Und es gibt bei dem „gut“ bzw. schlecht“ noch ein andere Ebene: Diese Äußerungen sind sehr unbestimmt, das heißt, ich mache es meinem Umfeld nicht einfach herauszufinden, wie ich mich wirklich fühle. Und damit mache ich es meinen Zuhörern schwer, tatsächlich in Kontakt mit mir zu treten.
Oft ist es so, dass das Bewertungssystem nahezu reflexhaft reagiert. Sind wir doch aufgewachsen und leben in sozialen Kontexten, die dieses Verhalten relativ wenig in Frage stellen. Ich staune immer wieder, wer sich berufen fühlt, „zu wissen, was richtig ist“.
Was heißt dies, wie können wir hier zu einem Change kommen, ist die neuerdings vielseitig benannte Achtsamkeit ein Weg? Ich meine eindeutig ja, wenn dies als ein innerer Prozess gesehen wird, der auf einer klaren individuellen Entscheidung zur Selbstentwicklung basiert. Dann – und nur dann – kann und wird dies gelingen!
Der Entscheidungsprozess hin zur Veränderung ist immer ein individueller, z.B. im Einzelcoaching.

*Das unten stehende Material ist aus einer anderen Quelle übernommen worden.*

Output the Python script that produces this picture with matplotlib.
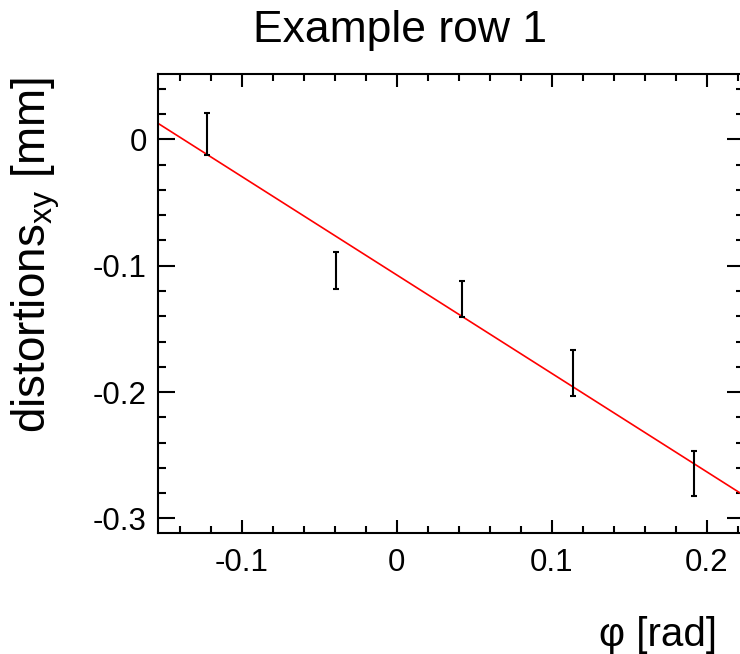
import numpy as np
import matplotlib
matplotlib.use('Agg')
import matplotlib.pyplot as plt
from matplotlib.ticker import MultipleLocator

plt.rcParams['font.family'] = ['Liberation Sans', 'DejaVu Sans']
plt.rcParams['mathtext.fontset'] = 'custom'
plt.rcParams['mathtext.rm'] = 'Liberation Sans'
plt.rcParams['mathtext.it'] = 'Liberation Sans'
plt.rcParams['mathtext.default'] = 'regular'

# dados
phi = [-0.1222, -0.0394, 0.0419, 0.1140, 0.1918]
dist = [0.0042, -0.1038, -0.1263, -0.1848, -0.2644]
dist_err = [0.0169, 0.0148, 0.0142, 0.0180, 0.0178]

# ajuste linear
fit_slope = -0.779
fit_intercept = -0.1073

xlim = (-0.154, 0.224)
ylim = (-0.3115, 0.0521)

fig = plt.figure(figsize=(7.4, 6.54), dpi=100)
ax = fig.add_axes([158 / 740, 121 / 654, 586 / 740, 459.5 / 654])

# linha do ajuste
xs = np.array(xlim)
ax.plot(xs, fit_slope * xs + fit_intercept, color='red', lw=1.2)

# pontos com barras de erro
ax.errorbar(phi, dist, yerr=dist_err, fmt='none', ecolor='black',
            elinewidth=1.5, capsize=2.5, capthick=1.5)

ax.set_xlim(*xlim)
ax.set_ylim(*ylim)

ax.xaxis.set_major_locator(MultipleLocator(0.1))
ax.xaxis.set_minor_locator(MultipleLocator(0.02))
ax.yaxis.set_major_locator(MultipleLocator(0.1))
ax.yaxis.set_minor_locator(MultipleLocator(0.02))
ax.xaxis.set_major_formatter(plt.FuncFormatter(lambda v, p: '%g' % round(v, 3)))
ax.yaxis.set_major_formatter(plt.FuncFormatter(lambda v, p: '%g' % round(v, 3)))

ax.tick_params(axis='both', which='both', direction='in', top=True, right=True,
               width=1.5, labelsize=22.5)
ax.tick_params(axis='x', which='major', length=9.5, pad=11)
ax.tick_params(axis='x', which='minor', length=5)
ax.tick_params(axis='y', which='major', length=12.5, pad=8)
ax.tick_params(axis='y', which='minor', length=6)
for s in ax.spines.values():
    s.set_linewidth(1.5)

fig.text(400 / 740, 1 - 42 / 654, 'Example row 1', fontsize=32, ha='center', va='baseline')
fig.text(36 / 740, 1 - 77 / 654, r'distortions$_{xy}$ [mm]', fontsize=33,
         rotation=90, ha='center', va='top')
fig.text(717 / 740, 1 - 646 / 654, 'φ [rad]', fontsize=29, ha='right', va='baseline')

fig.savefig('out.png', dpi=100)
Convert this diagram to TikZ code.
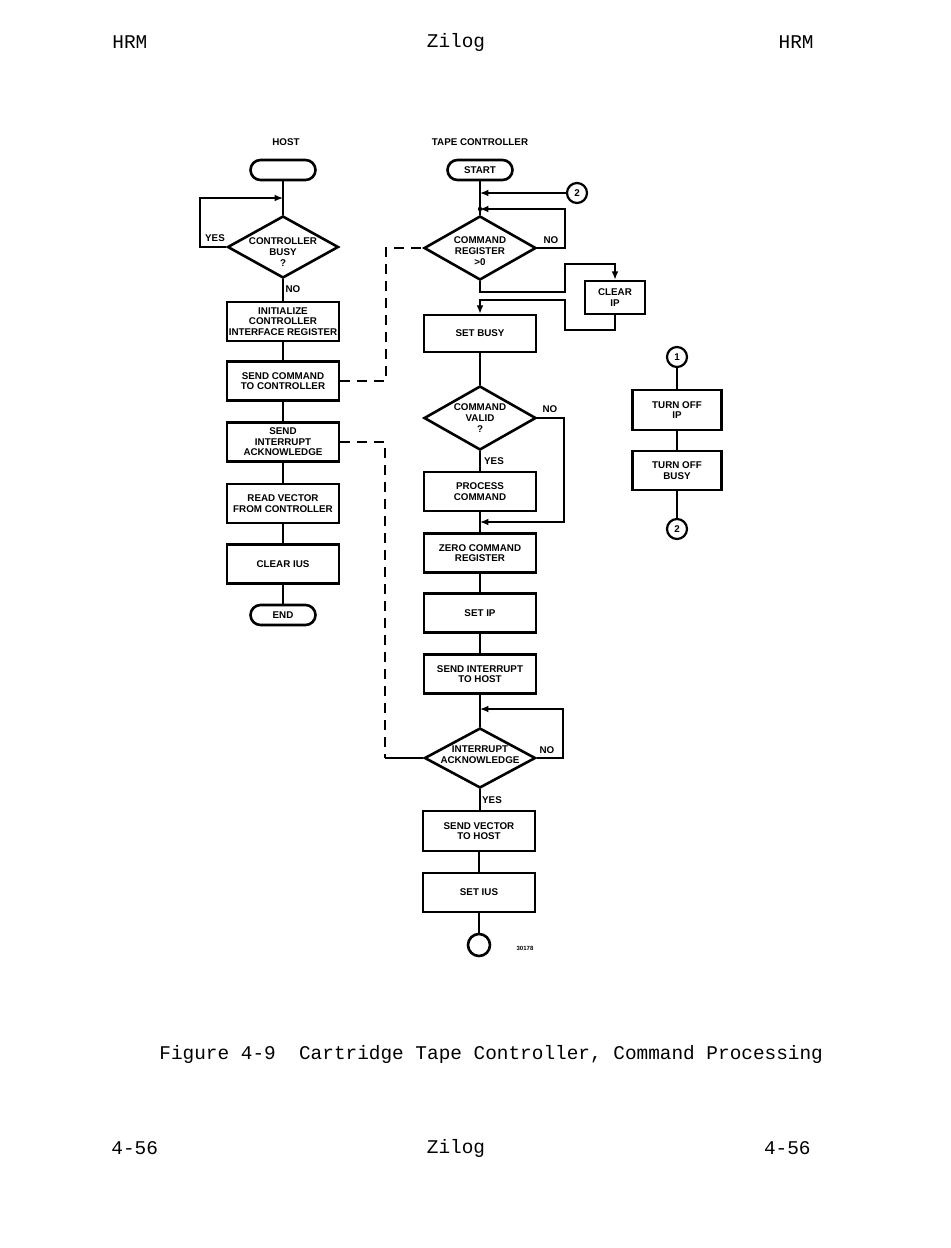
\documentclass[tikz,border=0pt]{standalone}
\usepackage{fontspec}
\setsansfont{Liberation Sans}
\setmonofont{Liberation Mono}
\usetikzlibrary{shapes.geometric,arrows.meta}
\tikzset{
  x=0.5pt, y=-0.5pt,
  fc/.style={font=\sffamily\bfseries\fontsize{4.9}{5.3}\selectfont, align=center},
  dc/.style={font=\sffamily\bfseries\fontsize{4.9}{5.5}\selectfont, align=center},
  procbox/.style={fc, draw, line width=1.3pt, minimum width=56pt, minimum height=19.5pt, inner sep=0pt},
  termbox/.style={fc, draw, line width=1.3pt, rounded corners=5pt, minimum width=32.5pt, minimum height=10pt, inner sep=0pt},
  decbox/.style={draw, diamond, line width=1.3pt, inner sep=0pt, minimum width=55.5pt, minimum height=31pt},
  conn/.style={fc, draw, circle, line width=1.1pt, minimum size=10pt, inner sep=0pt},
  flow/.style={line width=0.7pt},
  arr/.style={flow, -{Latex[length=4.2pt,width=3.4pt]}},
  dsh/.style={line width=0.7pt, dash pattern=on 5pt off 3.5pt},
  lab/.style={fc},
  pagetext/.style={font=\ttfamily\fontsize{9.7}{11}\selectfont, inner sep=0pt}
}
\begin{document}
\begin{tikzpicture}
\useasboundingbox (0,0) rectangle (950,1248);
% page text
\node[pagetext, anchor=west] (hl) at (112,42) {HRM};
\node[pagetext] (hc) at (456,42) {Zilog};
\node[pagetext, anchor=east] (hr) at (814,42) {HRM};
\node[pagetext, anchor=west] (cap) at (159,1054) {Figure 4-9\ \ Cartridge Tape Controller, Command Processing};
\node[pagetext, anchor=west] (fl) at (111,1148) {4-56};
\node[pagetext] (fc) at (456,1148) {Zilog};
\node[pagetext, anchor=east] (fr) at (811,1148) {4-56};

% column headings
\node[lab] (hosthead) at (286,142) {HOST};
\node[lab] (tapehead) at (480,142) {TAPE CONTROLLER};

% HOST column
\node[termbox] (hstart) at (283,170) {};
\node[decbox, label={[dc, yshift=-2.5pt]center:CONTROLLER\\BUSY\\?}] (hbusy) at (283,247) {};
\node[procbox] (hinit) at (283,321.5) {INITIALIZE\\CONTROLLER\\INTERFACE REGISTER};
\node[procbox] (hsend) at (283,381) {SEND COMMAND\\TO CONTROLLER};
\node[procbox] (hack) at (283,442) {SEND\\INTERRUPT\\ACKNOWLEDGE};
\node[procbox] (hread) at (283,503.5) {READ VECTOR\\FROM CONTROLLER};
\node[procbox] (hclear) at (283,564) {CLEAR IUS};
\node[termbox] (hend) at (283,615) {END};

\coordinate (hyes) at (200,198);
\coordinate (hjoin) at (283,198);
\draw[flow] (hstart) -- (hbusy.north);
\draw[arr] (hbusy.west) -| (hyes) -- (hjoin);
\node[lab] (hyeslab) at (215,238) {YES};
\draw[flow] (hbusy.south) -- (hinit.north);
\node[lab] (hnolab) at (293,289) {NO};
\draw[flow] (hinit) -- (hsend);
\draw[flow] (hsend) -- (hack);
\draw[flow] (hack) -- (hread);
\draw[flow] (hread) -- (hclear);
\draw[flow] (hclear) -- (hend);

% TAPE CONTROLLER column
\node[termbox] (tstart) at (480,170) {START};
\node[conn] (ctwo) at (577,193) {2};
\node[decbox, minimum width=56pt, minimum height=32pt, label={[dc, yshift=-1.5pt]center:COMMAND\\REGISTER\\>0}] (tcmd) at (480,248) {};
\node[procbox, minimum width=30pt, minimum height=16.5pt] (tclr) at (615,297.5) {CLEAR\\IP};
\node[procbox, minimum height=18.5pt] (tbusy) at (480,333.5) {SET BUSY};
\node[decbox, minimum width=56pt, minimum height=32pt, label={[dc]center:COMMAND\\VALID\\?}] (tvalid) at (480,418) {};
\node[procbox] (tproc) at (480,491.5) {PROCESS\\COMMAND};
\node[procbox] (tzero) at (480,553) {ZERO COMMAND\\REGISTER};
\node[procbox] (tsetip) at (480,613) {SET IP};
\node[procbox] (tsendint) at (480,674) {SEND INTERRUPT\\TO HOST};
\node[decbox, minimum height=30pt, label={[dc, yshift=1.5pt]center:INTERRUPT\\ACKNOWLEDGE}] (tint) at (480,758) {};
\node[procbox, minimum height=20pt] (tvec) at (479,831) {SEND VECTOR\\TO HOST};
\node[procbox] (tius) at (479,892.5) {SET IUS};
\node[draw, circle, line width=1.3pt, minimum size=11pt, inner sep=0pt] (tendc) at (479,945) {};
\node[font=\sffamily\bfseries\fontsize{3}{3}\selectfont, inner sep=0pt] (figno) at (525,948) {30178};

\coordinate (tin2) at (480,193);
\coordinate (tdot) at (480,209);
\coordinate (tno1) at (565,209);
\coordinate (b1) at (480,292);
\coordinate (b2) at (565,264);
\coordinate (c1) at (615,330);
\coordinate (c2) at (565,300);
\coordinate (v1) at (564,522);
\coordinate (vj) at (480,522);
\coordinate (n1) at (563,709);
\coordinate (nj) at (480,709);

\draw[flow] (tstart) -- (tcmd.north);
\draw[arr] (ctwo) -- (tin2);
\fill (tdot) circle (2.2);
\draw[arr] (tcmd.east) -| (tno1) -- (tdot);
\node[lab] (tnolab1) at (551,240) {NO};
\draw[arr] (tcmd.south) -- (b1) -| (b2) -| (tclr.north);
\draw[arr] (tclr.south) -- (c1) -| (c2) -| (tbusy.north);
\draw[flow] (tbusy) -- (tvalid.north);
\draw[flow] (tvalid.south) -- (tproc.north);
\node[lab] (tyeslab1) at (494,461) {YES};
\draw[arr] (tvalid.east) -| (v1) -- (vj);
\node[lab] (tnolab2) at (550,409) {NO};
\draw[flow] (tproc) -- (tzero);
\draw[flow] (tzero) -- (tsetip);
\draw[flow] (tsetip) -- (tsendint);
\draw[flow] (tsendint) -- (tint.north);
\draw[arr] (tint.east) -| (n1) -- (nj);
\node[lab] (tnolab3) at (547,750) {NO};
\draw[flow] (tint.south) -- (tint.south |- tvec.north);
\node[lab] (tyeslab2) at (492,800) {YES};
\draw[flow] (tvec) -- (tius);
\draw[flow] (tius) -- (tendc);

% dashed links
\coordinate (d1) at (386,381);
\coordinate (d2) at (385,442);
\coordinate (d3) at (385,758);
\draw[dsh] (hsend.east) -- (d1) |- (tcmd.west);
\draw[dsh] (hack.east) -- (d2) -- (d3);
\draw[flow] (d3) -- (tint.west);

% right column
\node[conn] (cone) at (677,357) {1};
\node[procbox, minimum width=44.5pt, minimum height=20pt] (toffip) at (677,410) {TURN OFF\\IP};
\node[procbox, minimum width=44.5pt, minimum height=19.5pt] (toffbusy) at (677,470.5) {TURN OFF\\BUSY};
\node[conn] (ctwob) at (677,529) {2};
\draw[flow] (cone) -- (toffip);
\draw[flow] (toffip) -- (toffbusy);
\draw[flow] (toffbusy) -- (ctwob);
\end{tikzpicture}
\end{document}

Allen verordneten Maßnahmen im Sinne einer standardisierten Führungskräfteentwicklung erteile ich aus meiner Erfahrung eine Absage, in einem solchen Prozess kann maximal die Aufmerksamkeit geschult werden. Aber: Die Aufmerksamkeit kann ein erster Schritt hin zur Achtsamkeit sein.
Hier kommt noch eine interessante Frage ins Spiel: Wie weit darf eine von der Chefetage „verordnete Änderung“ gehen, sprich wie weit greift sie/darf sie normierend auf den individuellen Führungsstil Ihrer Mitarbeiter einwirken!?